▶ _Supplied data_
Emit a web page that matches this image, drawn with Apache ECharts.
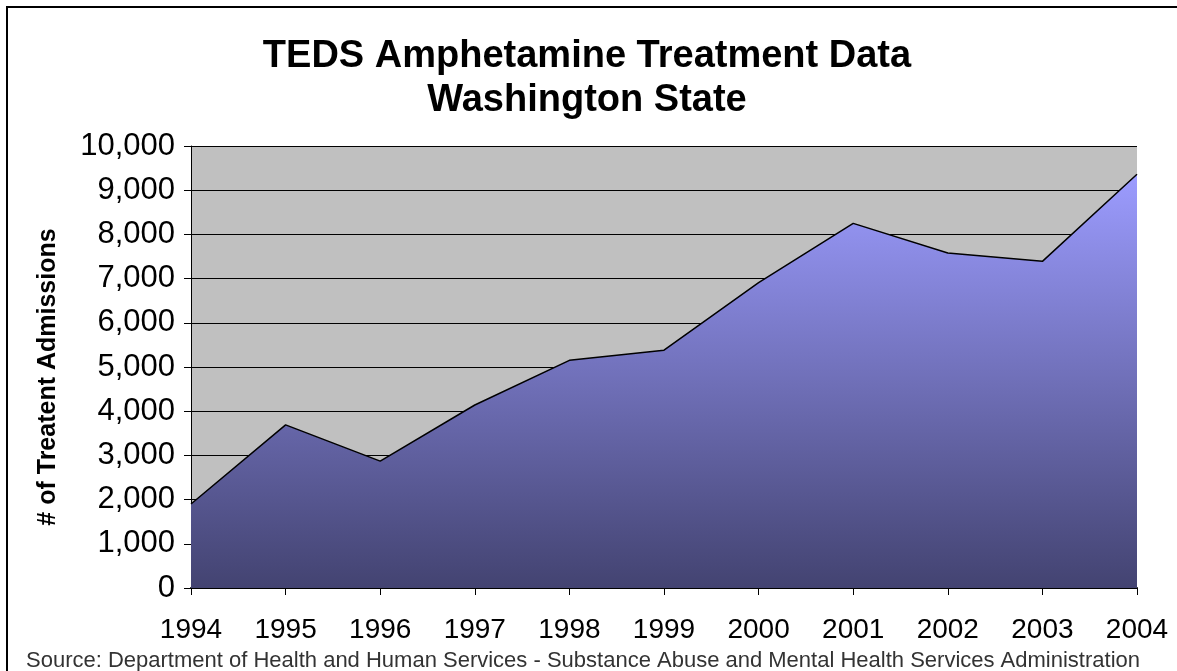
<!DOCTYPE html>
<html><head><meta charset="utf-8">
<script src="https://cdn.jsdelivr.net/npm/echarts@6/dist/echarts.min.js"></script>
<style>html,body{margin:0;padding:0;background:#fff}#c{width:1177px;height:671px}</style>
</head><body><div id="c"></div>
<script>
const years = ['1994','1995','1996','1997','1998','1999','2000','2001','2002','2003','2004'];
const admissions = [1900, 3690, 2870, 4140, 5150, 5380, 6910, 8250, 7580, 7390, 9360];
const titleLines = ['TEDS Amphetamine Treatment Data', 'Washington State'];
const yAxisTitle = '# of Treatent Admissions';
const sourceText = 'Source: Department of Health and Human Services - Substance Abuse and Mental Health Services Administration';

const chart = echarts.init(document.getElementById('c'), null, {renderer: 'canvas'});
chart.setOption({
  animation: false,
  backgroundColor: '#ffffff',
  title: {
    text: titleLines.join('\n'),
    left: 582, top: 30, textAlign: 'center',
    textStyle: {fontFamily: 'Liberation Sans, Arial', fontWeight: 'bold', fontSize: 38, lineHeight: 44, color: '#000'}
  },
  graphic: [
    {type: 'rect', shape: {x: 7, y: 7, width: 1250, height: 750}, style: {fill: 'none', stroke: '#000', lineWidth: 2}, silent: true},
    {type: 'text', x: 583, y: 661, style: {text: sourceText, font: '22px "Liberation Sans", Arial', fill: '#333', align: 'center', verticalAlign: 'middle'}},
    {type: 'text', x: 48, y: 377, rotation: Math.PI / 2,
      style: {text: yAxisTitle, font: 'bold 25px "Liberation Sans", Arial', fill: '#000', align: 'center', verticalAlign: 'middle'}}
  ],
  grid: {left: 191, right: 40, top: 146, bottom: 83, show: true, backgroundColor: '#c0c0c0', borderWidth: 0},
  xAxis: {
    type: 'category', data: years, boundaryGap: false,
    axisLine: {show: true, lineStyle: {color: '#000', width: 2}},
    axisTick: {show: true, length: 7, lineStyle: {color: '#000'}},
    axisLabel: {fontFamily: 'Liberation Sans, Arial', fontSize: 28, color: '#000', margin: 28},
    splitLine: {show: false}
  },
  yAxis: {
    type: 'value', min: 0, max: 10000, interval: 1000,
    axisLine: {show: true, lineStyle: {color: '#000', width: 1}},
    axisTick: {show: true, length: 7, lineStyle: {color: '#000'}},
    axisLabel: {fontFamily: 'Liberation Sans, Arial', fontSize: 31, color: '#000', margin: 16,
      formatter: v => v.toLocaleString('en-US')},
    splitLine: {show: true, lineStyle: {color: '#000', width: 1}}
  },
  series: [{
    type: 'line', data: admissions, symbol: 'none',
    lineStyle: {color: '#000', width: 1.5},
    areaStyle: {opacity: 1, color: new echarts.graphic.LinearGradient(0, 0, 0, 1, [
      {offset: 0, color: '#9c9cff'}, {offset: 1, color: '#434371'}])}
  }]
});
</script></body></html>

▶ _Aim_
Print, exactly as written, the lines above from the first one to the one containing "const sourceText = 'Source: Department". Leave out pictures.

▶ _Solution below_
Emit a web page that matches this image, drawn with Apache ECharts.
<!DOCTYPE html>
<html><head><meta charset="utf-8">
<script src="https://cdn.jsdelivr.net/npm/echarts@6/dist/echarts.min.js"></script>
<style>html,body{margin:0;padding:0;background:#fff}#c{width:1177px;height:671px}</style>
</head><body><div id="c"></div>
<script>
const years = ['1994','1995','1996','1997','1998','1999','2000','2001','2002','2003','2004'];
const admissions = [1900, 3690, 2870, 4140, 5150, 5380, 6910, 8250, 7580, 7390, 9360];
const titleLines = ['TEDS Amphetamine Treatment Data', 'Washington State'];
const yAxisTitle = '# of Treatent Admissions';
const sourceText = 'Source: Department of Health and Human Services - Substance Abuse and Mental Health Services Administration';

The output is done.